A century and a half ago, less was known about many parts of Earth than is now understood about the moon and other planets, and seafaring nations launched sailors and scientists to learn about this planet.
A pioneer among those efforts was the United States Exploring Expedition--known as the “Ex Ex”--which left Hampton Roads, Va., on Aug. 18, 1838, on a four-year trip that, among other things:
--Established that Antarctica is a continent.
--Developed charts, some still in use in World War II, of hundreds of previously unexplored islands in the Pacific.
--Explored much of the new Oregon Territory.
--Brought back massive scientific collections that eventually formed the basis of the Smithsonian Institution’s Museum of Natural History.
It is the Smithsonian that is now recalling that trip with its “Ex Ex Ex,” a yearlong Exploring Expedition Exhibition at the Natural History Museum.
After a year in Washington, the exhibit will go on tour for two years, visiting museums in Indianapolis, Los Angeles, Tacoma, Wash., Anchorage, Alaska, and New York.
The show, entitled “Magnificent Voyagers: The U.S. Exploring Expedition, 1838-1842,” will display more than 1,400 objects from among the thousands brought back by Lt. Charles Wilkes and his sailors and scientists.
Wilkes, a strong and colorful character, ramrodded the the expedition to a successful conclusion but subsequently received little credit--perhaps because of a controversial personality that eventually led to court-martial and public censure.
Although he had been refused the rank of captain, Wilkes assumed it anyway once under way and led his naval vessels and nine civilian scientists around the world, covering 87,000 miles. Two of the six ships were lost on the voyage.
Wilkes produced the first accurate charts of hundreds of islands, including Hawaii.
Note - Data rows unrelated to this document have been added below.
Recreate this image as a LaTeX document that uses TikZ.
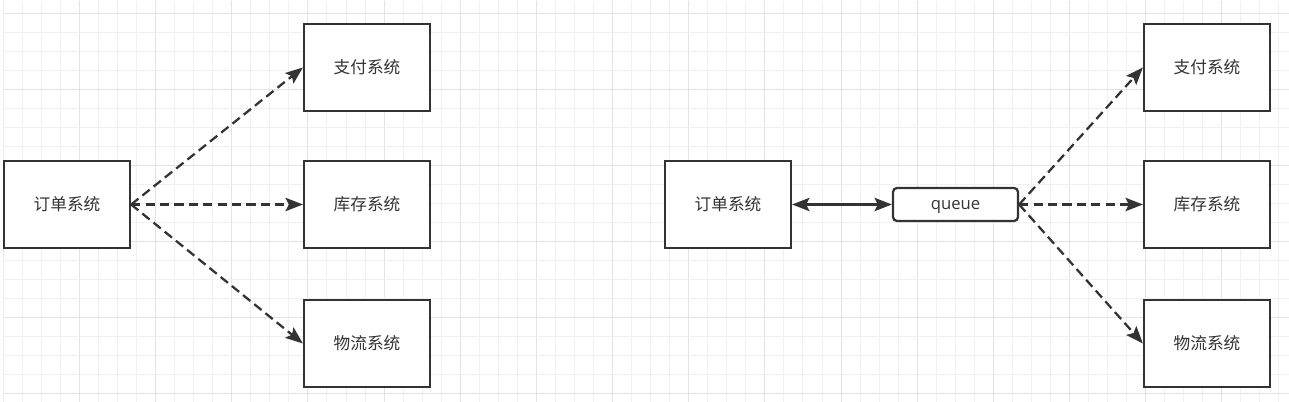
\documentclass[tikz,border=0pt]{standalone}
\usepackage{fontspec}
\newfontfamily\cjk{Noto Sans CJK SC}
\newfontfamily\latinf{Open Sans}
\usetikzlibrary{arrows.meta}
\definecolor{ink}{HTML}{333333}
\definecolor{gridminor}{HTML}{F0F0F0}
\definecolor{gridmajor}{HTML}{E3E3E3}
\begin{document}
\begin{tikzpicture}[x=0.75pt,y=-0.75pt,
  sysbox/.style={draw=ink, line width=1.7pt, fill=white, minimum width=94.5pt, minimum height=65.25pt, inner sep=0pt, font=\cjk\fontsize{12.5pt}{15pt}\selectfont, text=ink},
  queuebox/.style={draw=ink, line width=1.7pt, fill=white, rounded corners=3pt, minimum width=93.75pt, minimum height=24.75pt, inner sep=0pt, text height=8pt, text depth=0pt, font=\latinf\fontsize{12.5pt}{15pt}\selectfont, text=ink},
  dasharrow/.style={draw=ink, line width=1.7pt, dash pattern=on 7pt off 3.8pt, -{Stealth[length=13pt,width=10pt,inset=2.5pt]}},
  bothArrow/.style={draw=ink, line width=1.7pt, {Stealth[length=13pt,width=10pt,inset=2.5pt]}-{Stealth[length=13pt,width=10pt,inset=2.5pt]}},
]
\useasboundingbox (0,0) rectangle (1289,402);
\fill[white] (0,0) rectangle (1289,402);
\begin{scope}
\clip (3.3,1.5) rectangle (1289,402);
\foreach \k in {0,...,67}{
  \pgfmathsetmacro{\xx}{3.3+19.04*\k}
  \pgfmathtruncatemacro{\mm}{mod(\k,4)}
  \ifnum\mm=0
    \draw[gridmajor, line width=0.75pt] (\xx,0) -- (\xx,402);
  \else
    \draw[gridminor, line width=0.75pt] (\xx,0) -- (\xx,402);
  \fi
}
\foreach \k in {0,...,20}{
  \pgfmathsetmacro{\yy}{14+19*\k}
  \pgfmathtruncatemacro{\mm}{mod(\k,4)}
  \ifnum\mm=0
    \draw[gridmajor, line width=0.75pt] (0,\yy) -- (1289,\yy);
  \else
    \draw[gridminor, line width=0.75pt] (0,\yy) -- (1289,\yy);
  \fi
}
\end{scope}

% left diagram
\node[sysbox] (ordL) at (67,204.5) {订单系统};
\node[sysbox] (payL) at (367,67.5) {支付系统};
\node[sysbox] (stockL) at (367,204.5) {库存系统};
\node[sysbox] (logL) at (367,343.5) {物流系统};
\draw[dasharrow] (ordL.east) -- (payL.west);
\draw[dasharrow] (ordL.east) -- (stockL.west);
\draw[dasharrow] (ordL.east) -- (logL.west);

% right diagram
\node[sysbox] (ordR) at (728,204.5) {订单系统};
\node[queuebox] (queue) at (955.5,204.5) {queue};
\node[sysbox] (payR) at (1207,67.5) {支付系统};
\node[sysbox] (stockR) at (1207,204.5) {库存系统};
\node[sysbox] (logR) at (1207,343.5) {物流系统};
\draw[bothArrow] (ordR.east) -- (queue.west);
\draw[dasharrow] (queue.east) -- (payR.west);
\draw[dasharrow] (queue.east) -- (stockR.west);
\draw[dasharrow] (queue.east) -- (logR.west);
\end{tikzpicture}
\end{document}
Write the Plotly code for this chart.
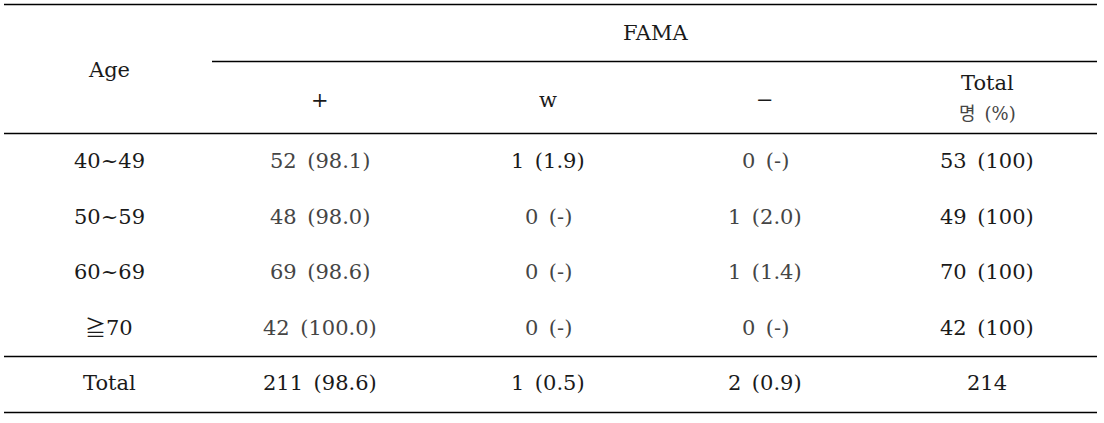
import plotly.graph_objects as go

# ---- data ----
age_groups = ["40~49", "50~59", "60~69", "≧70"]
pos_n = [52, 48, 69, 42]
pos_pct = ["98.1", "98.0", "98.6", "100.0"]
weak_n = [1, 0, 0, 0]
weak_pct = ["1.9", "-", "-", "-"]
neg_n = [0, 1, 1, 0]
neg_pct = ["-", "2.0", "1.4", "-"]
row_total = [53, 49, 70, 42]
total_label = "Total"
sum_pos = "211 (98.6)"
sum_weak = "1 (0.5)"
sum_neg = "2 (0.9)"
sum_all = "214"
col_headers = ["+", "w", "−"]

# ---- layout constants ----
W, H = 1104, 423
col_x = [109, 320, 548, 765, 987]
row_y = [161, 217, 272, 328, 383]
FONT = "DejaVu Serif, Noto Sans CJK KR, serif"
FS = 21
DARK = "#1a1a1a"
LIGHT = "#454545"
SP = "\u2002"

fig = go.Figure()
fig.add_trace(go.Scatter(x=[0, W], y=[0, H], mode="markers",
                         marker=dict(opacity=0), hoverinfo="skip", showlegend=False))

ann = []
def txt(x, y, s, color=DARK, size=FS):
    ann.append(dict(x=x, y=y, text=s.replace(" ", SP), showarrow=False,
                    xanchor="center", yanchor="middle",
                    font=dict(family=FONT, size=size, color=color)))

# header
txt(col_x[0], 70, "Age")
txt(655, 33, "FAMA")
for i, h in enumerate(col_headers):
    txt(col_x[i + 1], 100, h)
txt(col_x[4], 83, "Total")
txt(col_x[4], 113, "명 (%)", color=LIGHT, size=18)

# body
for r, a in enumerate(age_groups):
    y = row_y[r]
    txt(col_x[0], y, a)
    txt(col_x[1], y, f"{pos_n[r]} ({pos_pct[r]})", color=LIGHT)
    txt(col_x[2], y, f"{weak_n[r]} ({weak_pct[r]})", color=DARK if weak_n[r] else LIGHT)
    txt(col_x[3], y, f"{neg_n[r]} ({neg_pct[r]})", color=LIGHT)
    txt(col_x[4], y, f"{row_total[r]} (100)")

y = row_y[4]
txt(col_x[0], y, total_label)
txt(col_x[1], y, sum_pos)
txt(col_x[2], y, sum_weak)
txt(col_x[3], y, sum_neg)
txt(col_x[4], y, sum_all)

shapes = []
def hline(x0, x1, y):
    shapes.append(dict(type="line", x0=x0, x1=x1, y0=y, y1=y, xref="x", yref="y",
                       line=dict(color="black", width=1.3)))
hline(4, 1097, 4.5)
hline(212, 1097, 61.5)
hline(4, 1097, 133.5)
hline(4, 1097, 356.5)
hline(4, 1097, 412.5)

fig.update_layout(
    width=W, height=H, margin=dict(l=0, r=0, t=0, b=0),
    paper_bgcolor="white", plot_bgcolor="white",
    xaxis=dict(range=[0, W], visible=False, fixedrange=True),
    yaxis=dict(range=[H, 0], visible=False, fixedrange=True),
    annotations=ann, shapes=shapes, showlegend=False,
)
fig.write_html("out.html", config={"displayModeBar": False},
               post_script="document.body.style.margin='0';document.body.style.overflow='hidden';")
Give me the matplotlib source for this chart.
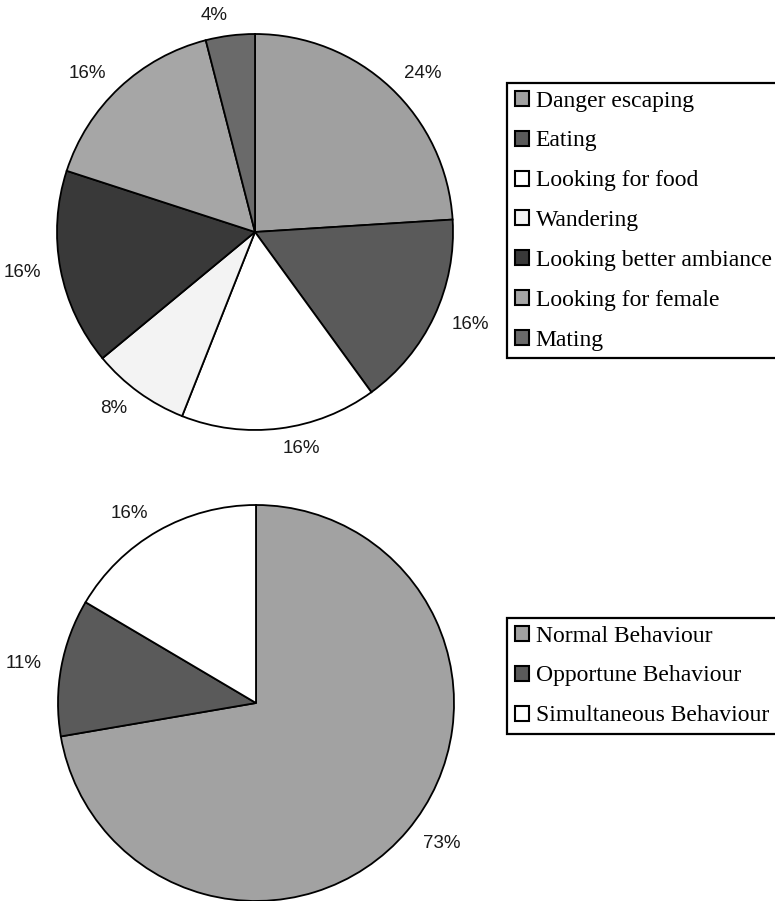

He mapped Oregon and 1,500 miles of Antarctica and established the United States as a naval and scientific force in the world, historians say.
The vast collections of plants, animals, shells, rocks, fossils and other items brought back by the scientists were given to the Smithsonian Institution in 1857, permanently altering the character of the institution, which was then transformed from a research institute to a museum.
“The expedition was a scientific declaration of independence,” according to Herman Viola of the Smithsonian, who organized the new exhibit.
That this first major American expedition has lacked wide historical notice stems from a variety of reasons, including Wilkes’ personality and eventual conviction for excessive punishment of servicemen, as well as controversy surrounding some of the scientific findings.
“Although it was the first scientific expedition of its kind mounted by the United States government, it was by no means the last, and pioneering ventures can easily come to seem mundane, ill-planned, or even unsuccessful when compared to subsequent ventures that profit by earlier experience,” C. Ian Jackson observed in a report on the trip in American Scientist magazine.
The “Ex Ex” was followed by a flurry of exploration and scientific investigation that may have seemed to overshadow it, Jackson commented. However, he writes, the “Ex Ex” can be regarded “as a very successful beginning to a program of scientific exploration by the United States government that has been maintained ever since and that is exemplified today in the space program.”